Current federal rules bar self-driving cars without human controls on U.S. roads and automakers think proposed state rules in California are too restrictive.
1st major U.S. legislation
The measure, the first significant federal legislation aimed at speeding self-driving cars to market, would require automakers to submit safety assessment reports to regulators, but would not require pre-market approval of advanced vehicle technologies.
The House of Representatives will take up the bill when it reconvenes in September, while senators plan to introduce a separate similar measure.
"Our aim was to develop a regulatory structure that allows for industry to safely innovate with significant government oversight," said Rep. Greg Walden, who chairs the House energy and commerce committee.
Initially, authors proposed to allow automakers and others to sell up to 100,000 vehicles immediately. Rep. Frank Pallone said the phase-in period was essential so "millions of exempted cars will not hit our roads all at once."

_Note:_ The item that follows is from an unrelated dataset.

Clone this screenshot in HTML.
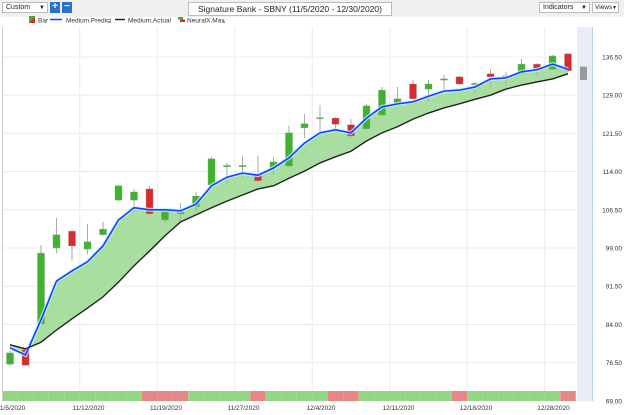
<!DOCTYPE html>
<html><head><meta charset="utf-8"><style>
body{margin:0;width:624px;height:415px;overflow:hidden;background:#fff;font-family:"Liberation Sans",sans-serif;}
#tb{position:absolute;left:0;top:0;width:624px;height:17px;background:#f0f0f0;}
.box{position:absolute;background:#fff;border:1px solid #bbb;font-size:7px;color:#222;box-sizing:border-box;line-height:10px;padding-left:3px}
.btn{position:absolute;top:2px;width:10px;height:11px;background:#2a6fc9;color:#fff;font-size:10px;line-height:10px;text-align:center;font-weight:bold}
svg{position:absolute;left:0;top:0}
</style></head><body>
<div id="tb">
 <div class="box" style="left:2px;top:2px;width:46px;height:11px">Custom<span style="position:absolute;right:2px;font-size:6px">▼</span></div>
 <div class="btn" style="left:50px">+</div>
 <div class="btn" style="left:62px">−</div>
 <div class="box" style="left:188px;top:2px;width:204px;height:14px;font-size:8.5px;line-height:12px;padding-left:0;text-align:center">Signature Bank - SBNY (11/5/2020 - 12/30/2020)</div>
 <div class="box" style="left:539px;top:2px;width:51px;height:11px">Indicators<span style="position:absolute;right:2px;font-size:6px">▼</span></div>
 <div class="box" style="left:592px;top:2px;width:27px;height:11px;font-size:6.5px;padding-left:2px">Views<span style="position:absolute;right:1px;font-size:5px">▼</span></div>
</div>
<svg id="chart" width="624" height="415"></svg>
<script>
const dates=["11/5","11/6","11/9","11/10","11/11","11/12","11/13","11/16","11/17","11/18","11/19","11/20","11/23","11/24","11/25","11/27","11/30","12/1","12/2","12/3","12/4","12/7","12/8","12/9","12/10","12/11","12/14","12/15","12/16","12/17","12/18","12/21","12/22","12/23","12/24","12/28","12/29"];
const opens=[76.2,79.0,84.1,99.0,102.3,98.8,101.6,108.4,108.4,110.6,104.5,105.7,107.1,111.4,115.0,115.0,113.5,114.7,115.1,122.6,124.4,124.5,123.2,122.4,125.1,127.3,131.2,130.2,132.1,132.6,131.1,133.2,132.8,133.2,135.1,134.1,137.1];
const highs=[78.8,79.2,99.6,104.9,102.6,103.7,104.1,111.4,110.6,111.2,106.3,107.8,110.0,116.9,115.7,117.1,117.1,116.9,123.0,125.3,127.1,124.7,124.3,127.3,130.6,130.6,132.0,132.0,133.0,132.8,131.6,134.1,133.5,136.1,135.3,136.9,137.3];
const lows=[75.8,75.8,84.0,98.0,96.5,97.8,101.4,108.2,106.1,105.5,103.9,103.9,106.1,111.2,111.4,112.8,112.0,113.3,114.9,120.6,121.8,122.2,120.6,122.2,124.9,127.1,128.1,127.7,130.0,131.0,129.4,130.6,130.8,133.0,132.8,133.9,133.6];
const closes=[78.4,76.0,98.0,101.6,99.4,100.2,102.7,111.2,110.0,105.7,106.1,106.1,109.2,116.5,115.2,115.2,112.2,115.9,121.6,123.4,124.6,123.3,121.0,126.9,130.0,128.3,128.3,131.2,132.2,131.2,131.3,132.6,132.4,135.1,134.1,136.7,133.8];
const predicted=[79.4,78.0,84.9,92.5,94.5,96.3,99.4,104.5,106.9,106.5,106.5,106.3,107.6,111.2,112.9,113.7,113.3,114.7,116.7,119.6,121.6,122.2,121.6,124.5,126.7,127.3,127.7,128.8,129.8,130.0,130.6,132.2,132.4,133.6,134.0,135.1,134.1];
const actual=[80.0,79.2,80.5,82.9,85.1,87.2,89.4,92.3,95.5,98.4,101.4,104.1,105.5,106.9,108.2,109.4,110.6,111.2,112.7,114.1,115.7,116.9,118.0,120.0,121.6,122.8,124.3,125.5,126.5,127.3,128.2,129.0,130.2,131.0,131.6,132.2,133.2];
const signals=[1,1,1,1,1,1,1,1,1,0,0,0,1,1,1,1,0,1,1,1,1,0,0,1,1,1,1,1,1,0,1,1,1,1,1,1,0];
const yTicks=[69,76.5,84,91.5,99,106.5,114,121.5,129,136.5];
const xLabels=[[0,"11/5/2020"],[5,"11/12/2020"],[10,"11/19/2020"],[15,"11/27/2020"],[20,"12/4/2020"],[25,"12/11/2020"],[30,"12/18/2020"],[35,"12/28/2020"]];
const forecastBox=[132.0,134.6];

const svg=document.getElementById('chart');const NS='http://www.w3.org/2000/svg';
const X=i=>10+15.5*i;
const Y=v=>57+(136.5-v)*38.2/7.5;
function mk(t,a,p){const e=document.createElementNS(NS,t);for(const k in a)e.setAttribute(k,a[k]);(p||svg).appendChild(e);return e;}
let e=mk('rect',{x:3,y:27,width:589,height:374,fill:'#fff'});


e=mk('rect',{x:577,y:27,width:15,height:374,fill:'#e8eef7'});


mk('line',{x1:592.5,y1:27,x2:592.5,y2:401,stroke:'#b8d0ea','stroke-width':1});
mk('line',{x1:2.5,y1:27,x2:2.5,y2:401,stroke:'#ccc','stroke-width':1});
yTicks.forEach(v=>{
 const g=mk('line',{x1:3,y1:Y(v),x2:592,y2:Y(v),stroke:'#ececec','stroke-width':1});
 
 
 const t=mk('text',{x:622,y:Y(v)+2.5,'font-size':'6.5','text-anchor':'end',fill:'#333'});
 t.textContent=v.toFixed(2);
 
 
});
xLabels.forEach(([i,s])=>{
 if(i>0){const g=mk('line',{x1:X(i)-7.75,y1:27,x2:X(i)-7.75,y2:401,stroke:'#ececec','stroke-width':1});
 
 }
 const t=mk('text',{x:X(i)+1,y:410,'font-size':'6.5','text-anchor':'middle',fill:'#333'});
 t.textContent=s;
 
 
});
let pts=predicted.map((v,i)=>X(i)+','+Y(v)).join(' ')+' '+actual.map((v,i)=>X(i)+','+Y(v)).reverse().join(' ');
e=mk('polygon',{points:pts,fill:'#a8dfa0'});


opens.forEach((o,i)=>{
 const c=closes[i],up=c>=o,col=up?'#3db52a':'#d92b2b';
 const g=mk('g',{});
 
 
 mk('line',{x1:X(i),y1:Y(highs[i]),x2:X(i),y2:Y(lows[i]),stroke:'#aaa','stroke-width':1},g);
 const t=Math.min(Y(o),Y(c)),h=Math.max(1.2,Math.abs(Y(o)-Y(c)));
 mk('rect',{x:X(i)-3.5,y:t,width:7,height:h,fill:col,stroke:'#9a9a9a','stroke-width':0.4},g);
});
const lp=a=>a.map((v,i)=>X(i)+','+Y(v)).join(' ');
mk('polyline',{points:lp(predicted),fill:'none',stroke:'#bff4ff','stroke-width':4,'stroke-opacity':0.8});
e=mk('polyline',{points:lp(actual),fill:'none',stroke:'#222','stroke-width':1.4});


e=mk('polyline',{points:lp(predicted),fill:'none',stroke:'#1a3cff','stroke-width':1.6});


e=mk('rect',{x:580,y:Y(forecastBox[1]),width:7,height:Y(forecastBox[0])-Y(forecastBox[1]),fill:'#999'});


signals.forEach((s,i)=>{
 const x0=Math.max(3,X(i)-7.75),x1=Math.min(577,X(i)+7.75);
 const r=mk('rect',{x:x0,y:391,width:x1-x0,height:10,fill:s?'#93d683':'#e88585'});
 
 
});
const lg=mk('g',{});


mk('polygon',{points:'29,16 35,16 29,23',fill:'#3db52a'},lg);mk('polygon',{points:'35,16 35,23 29,23',fill:'#d92b2b'},lg);
[[38,'Bar'],[66,'Medium.Predict'],[128,'Medium.Actual'],[187,'NeuralX.Max']].forEach(([x,s])=>{const t=mk('text',{x:x,y:22.5,'font-size':'6.5',fill:'#333'},lg);t.textContent=s;});
mk('line',{x1:50,y1:19.5,x2:62,y2:19.5,stroke:'#1a3cff','stroke-width':1.5},lg);
mk('line',{x1:115,y1:19.5,x2:125,y2:19.5,stroke:'#222','stroke-width':1.5},lg);
mk('rect',{x:178,y:17,width:5,height:2.5,fill:'#3db52a'},lg);mk('rect',{x:180,y:19.5,width:5,height:2.5,fill:'#d92b2b'},lg);
mk('circle',{cx:109,cy:22,r:1,fill:'#4a7ab0'},lg);mk('circle',{cx:224,cy:22,r:1,fill:'#4a7ab0'},lg);
</script>
</body></html>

Manufacturers must demonstrate self-driving cars winning exemptions are at least as safe as existing vehicles.
Under the House proposal, states could still set rules on registration, licensing, liability, insurance and safety inspections, but could not set self-driving car performance standards.
Automakers praised committee passage, while Consumer Watchdog privacy director John Simpson said preempting state laws "leaves us at the mercy of manufacturers as they use our public highways as their private laboratories."
General Motors Co., Alphabet Inc., Tesla Inc., Volkswagen AG and others have been lobbying for legislation to speed deployment of self-driving cars. Consumer advocates want more changes, including giving the National Highway Traffic Safety Administration quicker access to crash data and more funding to oversee self-driving cars.
The issue has taken on new importance since U.S. road deaths rose 7.7 per cent in 2015, the highest annual jump since 1966.
Automakers say that without changes in regulations, U.S. self-driving car testing could move to Europe and elsewhere.